Burnley chairman Mike Garlick keeping The Clarets well-positioned in 2020



Burnley chairman Mike Garlick announced they have recorded a net profit for the third successive season.

Burnley’s accounts for the 2018-19 campaign, which included their Europa League adventure and securing a fourth successive season of Premier League football, show a surplus of £4.3 million for Burnley FC Holdings Ltd.

“Following our spectacular seventh-place finish in the 2017/18 season, we embarked on our first season in Europe in over 50 years ­- something, which I’m sure most of us, a few years ago, thought we would never see again,” Mike Garlick said.

“Combining our European adventure with the weekly fixture programme of the Premier League proved highly challenging.

“But following a highly-successful second half of the season we managed to slowly but steadily climb up the table to a respectable finish and secure our fourth consecutive season of top-flight football for the first time in 50 years.

“I would like to thank all our staff for their continued hard work and commitment and all our fans for their unwavering support and passion. You all help to make a difference.”

Burnley’s wage bill is at its highest ever level after the club revealed an £87million spend in the financial year ending in June 2019.

The Clarets, now in their fourth successive Premier League campaign, are still among the lowest spenders on wages in the top-flight.

The club have a highly incentivised wage structure in place which means that although basic salaries are towards the bottom end of the Premier League scale, there are bonuses available, as was evidenced when the club secured a seventh place finish and Europa League football.

The coronavirus pandemic will hit the club, as Mike Garlick himself explained this week, but Burnley Football Club have a shade over £40million in cash reserves and no debt so they are as well positioned as they could be to cope with the ever-changing situation.

The latest accounts showed Burnley’s wage to turnover ratio was 63 per cent, meaning for every £1 the club earns 63p is spent on wages.

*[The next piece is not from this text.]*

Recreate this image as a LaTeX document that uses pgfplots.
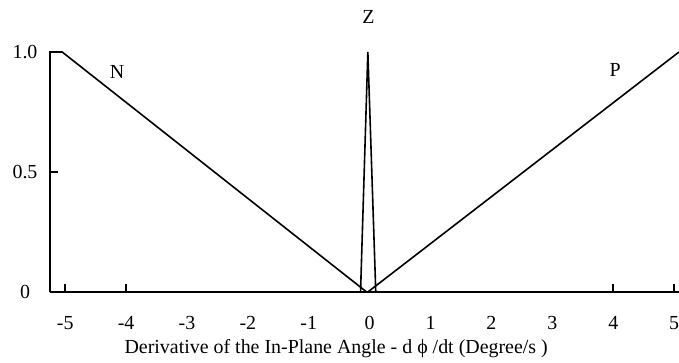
\documentclass[border=0pt]{standalone}
\usepackage{pgfplots}
\pgfplotsset{compat=1.18}
\usepackage{fontspec}
\setmainfont{Liberation Serif}

\begin{document}
\begin{tikzpicture}
\begin{axis}[
  name=ax,
  scale only axis,
  width=629bp, height=240bp,
  xmin=-5.25, xmax=5.08,
  ymin=0, ymax=1,
  clip=false,
  axis x line=bottom, axis y line=left,
  axis line style={line width=2bp, -},
  font=\fontsize{20}{23}\selectfont,
  tick style={line width=1.5bp, black},
  major tick length=8bp,
  tick align=inside,
  xtick={-5,-4,4,5},
  xticklabels={-5,-4,4,5},
  extra x ticks={-3,-2,-1,0,1,2,3},
  extra x tick labels={-3,-2,-1,0,1,2,3},
  extra x tick style={major tick length=0pt},
  ytick={0,0.5,1},
  yticklabels={0,0.5,1.0},
  xticklabel style={anchor=center, yshift=-31bp},
  yticklabel style={anchor=center, xshift=-25bp},
  xlabel={Derivative of the In-Plane Angle - d ϕ /dt (Degree/s )},
  xlabel style={at={(rel axis cs:0.455,0)}, anchor=center, yshift=-57bp},
]
% membership functions: negative, zero, positive
\addplot[black, line width=1.6bp] coordinates {(-5.25,0) (-5.25,1) (-5.05,1) (-0.05,0)};
\addplot[black, line width=1.6bp] coordinates {(-0.15,0) (-0.03,1) (0.1,0)};
\addplot[black, line width=1.6bp] coordinates {(-0.03,0) (5.08,1)};
\node at (axis cs:-4.15,0.917) {N};
\node at (axis cs:-0.02,1.146) {Z};
\node at (axis cs:4.03,0.925) {P};
\end{axis}
\pgfresetboundingbox
\path[use as bounding box] (ax.south west) ++(-50bp,-71bp) rectangle ++(679bp,363bp);
\end{tikzpicture}
\end{document}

UEFA set a guideline of 70 per cent or below and plenty of clubs exceed 100 per cent while the exit since the most recent accounts of Tom Heaton and Steven Defour, who will have been among the higher earners at the club, could see that figure reduced further, although Burnley have signed the likes of Jay Rodriguez and Erik Pieters while the Clarets were reported to be paying half of Danny Drinkwater’s £100,000 weekly wage during his loan spell at Turf Moor in the first half of the season.